The outrage directed at those who don’t grieve in the way the internet wants them to grieve does not foster compassion; it fosters hot-takes and the clicks that fund hot-takes. Those who genuinely believe that a tweet or a Facebook post can be used to measure the rightness or the wrongness of a person’s capacity for love are thinking of love exactly the way that the advertising industry wants them to. Whether we are talking about the age of the billboard or the age of the meme, this idea of love is nothing more than Impulse –> Product –> Satisfaction. It makes for great car commercials and punchy online journalism. It makes for lousy human hearts.

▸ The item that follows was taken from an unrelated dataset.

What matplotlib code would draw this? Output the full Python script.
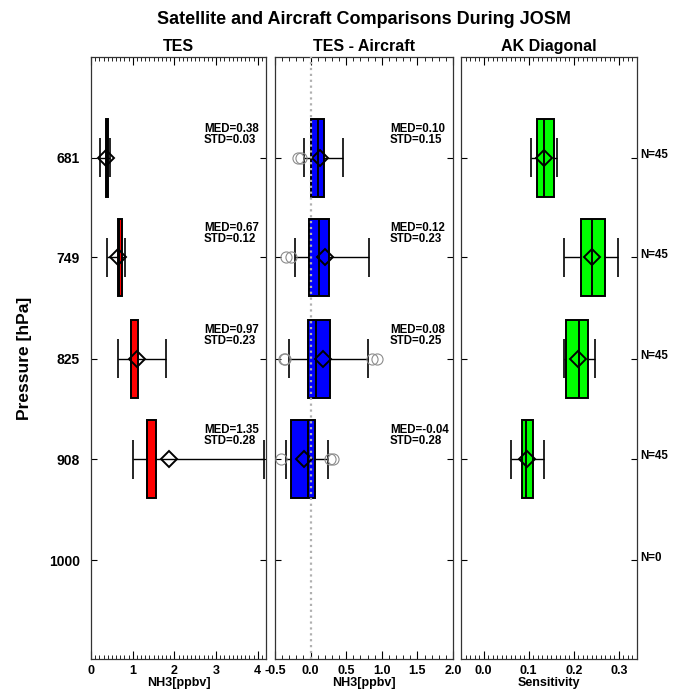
import numpy as np
import matplotlib
matplotlib.use('Agg')
import matplotlib.pyplot as plt
from matplotlib.ticker import MultipleLocator, NullLocator, FixedLocator, FormatStrFormatter

plt.rcParams['font.family'] = ['Liberation Sans', 'DejaVu Sans']
plt.rcParams['font.weight'] = 'bold'

###############
# data

pressure = [681, 749, 825, 908, 1000]
n_obs = [45, 45, 45, 45, 0]

# TES retrieved NH3 [ppbv]
tes_min = [0.22, 0.38, 0.64, 1.00]
tes_q1 = [0.36, 0.64, 0.96, 1.34]
tes_med = [0.38, 0.67, 0.97, 1.35]
tes_q3 = [0.40, 0.74, 1.12, 1.55]
tes_max = [0.46, 0.82, 1.81, 4.16]
tes_mean = [0.36, 0.64, 1.10, 1.87]
tes_std = [0.03, 0.12, 0.23, 0.28]

# TES - Aircraft [ppbv]
dif_min = [-0.095, -0.22, -0.30, -0.35]
dif_q1 = [0.0, -0.024, -0.04, -0.27]
dif_med = [0.10, 0.12, 0.08, -0.04]
dif_q3 = [0.185, 0.263, 0.27, 0.06]
dif_max = [0.46, 0.82, 0.81, 0.24]
dif_mean = [0.13, 0.20, 0.17, -0.09]
dif_std = [0.15, 0.23, 0.25, 0.28]
dif_out = [[-0.175, -0.13], [-0.34, -0.28], [-0.38, -0.36, 0.86, 0.93], [-0.41, 0.27, 0.31]]

# averaging kernel diagonal
ak_min = [0.105, 0.178, 0.178, 0.061]
ak_q1 = [0.119, 0.216, 0.182, 0.085]
ak_med = [0.133, 0.240, 0.211, 0.095]
ak_q3 = [0.157, 0.270, 0.231, 0.109]
ak_max = [0.163, 0.298, 0.248, 0.133]
ak_mean = [0.135, 0.240, 0.210, 0.096]

################

# step between levels in log pressure, used for box and cap heights
f = (pressure[-1] / pressure[0]) ** (1.0 / (len(pressure) - 1))


def draw_boxes(ax, lo, q1, med, q3, hi, mean, color, outliers=None):
    for i in range(len(q1)):
        p = pressure[i]
        b0, b1 = p / f ** 0.386, p * f ** 0.386
        c0, c1 = p / f ** 0.194, p * f ** 0.194
        # whisker line and caps
        ax.hlines(p, lo[i], hi[i], color='k', lw=1.0, zorder=2)
        ax.vlines([lo[i], hi[i]], c0, c1, color='k', lw=1.2, zorder=2)
        # the box itself
        ax.barh(b0, q3[i] - q1[i], height=b1 - b0, left=q1[i], align='edge',
                color=color, edgecolor='k', linewidth=1.4, zorder=3)
        ax.vlines(med[i], b0, b1, color='k', lw=1.4, zorder=4)
        ax.plot(mean[i], p, marker='D', ms=8, mfc='none', mec='k', mew=1.4, zorder=6)
        if outliers is not None:
            ax.plot(outliers[i], [p] * len(outliers[i]), 'o', ms=8, mfc='none',
                    mec='#8c8c8c', mew=0.8, zorder=5)


def stat_text(ax, med, std):
    for i in range(len(med)):
        ax.annotate('MED=%.2f\nSTD=%.2f' % (med[i], std[i]), xy=(0.645, pressure[i]),
                    xycoords=('axes fraction', 'data'), xytext=(0, 17),
                    textcoords='offset points', ha='left', va='center',
                    fontsize=8.3, fontweight='bold', linespacing=0.9)


fig = plt.figure(figsize=(6.73, 6.89), dpi=100)
bottom = 30 / 689
height = 602 / 689
ax1 = fig.add_axes([91 / 673, bottom, 175 / 673, height])
ax2 = fig.add_axes([275 / 673, bottom, 178 / 673, height])
ax3 = fig.add_axes([461 / 673, bottom, 176 / 673, height])

draw_boxes(ax1, tes_min, tes_q1, tes_med, tes_q3, tes_max, tes_mean, '#ff0000')
stat_text(ax1, tes_med, tes_std)

ax2.axvline(0, color='#b0b0b0', ls=':', lw=1.6, zorder=7)
draw_boxes(ax2, dif_min, dif_q1, dif_med, dif_q3, dif_max, dif_mean, '#0000ff', dif_out)
stat_text(ax2, dif_med, dif_std)

draw_boxes(ax3, ak_min, ak_q1, ak_med, ak_q3, ak_max, ak_mean, '#00ff00')
for i in range(len(pressure)):
    ax3.annotate('N=%d' % n_obs[i], xy=(1.02, pressure[i]), xycoords=('axes fraction', 'data'),
                 xytext=(0, 2), textcoords='offset points', ha='left', va='center',
                 fontsize=8.3, fontweight='bold', annotation_clip=False)

# axes, ticks and labels
for ax in [ax1, ax2, ax3]:
    ax.set_yscale('log')
    ax.set_ylim(pressure[-1] * f ** 0.98, pressure[0] / f ** 1.0)
    ax.yaxis.set_major_locator(FixedLocator(pressure))
    ax.yaxis.set_minor_locator(NullLocator())
    ax.tick_params(axis='both', which='both', direction='in', top=True, right=True)
    ax.tick_params(axis='x', which='major', length=6, width=0.8, labelsize=9, pad=4)
    ax.tick_params(axis='x', which='minor', length=3, width=0.6)
    ax.tick_params(axis='y', which='major', length=4, width=0.8)
    for s in ax.spines.values():
        s.set_linewidth(0.9)
        s.set_color('#333333')
    for lab in ax.get_xticklabels():
        lab.set_fontweight('bold')

ax1.set_yticklabels([str(p) for p in pressure], fontsize=10, fontweight='bold')
ax1.tick_params(axis='y', pad=8)
ax2.set_yticklabels([])
ax3.set_yticklabels([])
ax1.set_ylabel('Pressure [hPa]', fontsize=12.5, fontweight='bold', labelpad=12)

ax1.set_xlim(0, 4.2)
ax1.xaxis.set_major_locator(MultipleLocator(1))
ax1.xaxis.set_minor_locator(MultipleLocator(0.1))
ax1.xaxis.set_major_formatter(FormatStrFormatter('%d'))

ax2.set_xlim(-0.5, 2.0)
ax2.xaxis.set_major_locator(MultipleLocator(0.5))
ax2.xaxis.set_minor_locator(MultipleLocator(0.1))
ax2.xaxis.set_major_formatter(FormatStrFormatter('%.1f'))

ax3.set_xlim(-0.05, 0.34)
ax3.xaxis.set_major_locator(MultipleLocator(0.1))
ax3.xaxis.set_minor_locator(MultipleLocator(0.01))
ax3.xaxis.set_major_formatter(FormatStrFormatter('%.1f'))

for ax, t, xl in [(ax1, 'TES', 'NH3[ppbv]'), (ax2, 'TES - Aircraft', 'NH3[ppbv]'),
                  (ax3, 'AK Diagonal', 'Sensitivity')]:
    ax.set_title(t, fontsize=11.5, fontweight='bold', pad=4)
    ax.set_xlabel(xl, fontsize=9, fontweight='bold', labelpad=0)
    for lab in ax.get_xticklabels():
        lab.set_fontweight('bold')

fig.text(364 / 673, 1 - 20 / 689, 'Satellite and Aircraft Comparisons During JOSM',
         ha='center', va='center', fontsize=13, fontweight='bold')

fig.savefig('out.png', dpi=100)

Instead of defining decency down, perhaps more of us should consider adopting this kind of personal rule: When something happens (in the news, in my life, in my feed, etc.) that triggers in me a tremendous desire to express myself online, the time I should spend offline, in silent contemplation, should be directly proportional to the intensity of my desire to post. If I can’t wait to get my tweet out there, I should spend quite a bit of time thinking before I put it out there. If I don’t feel quite alive until my Facebook post goes up, it shouldn’t go up right now. Only when I have a palpable sense of how small and ephemeral social media is, and how foolish I would be to think of it as some immanent layer of my humanity–only then should I share my thought with the online world.

This kind of principle might, just might, help us to keep in mind the difference between social media justice and cosmic justice, between the perfectly-edited compassion of the Good Blogger, and the dirty, costly, divisive compassion of the Good Samaritan.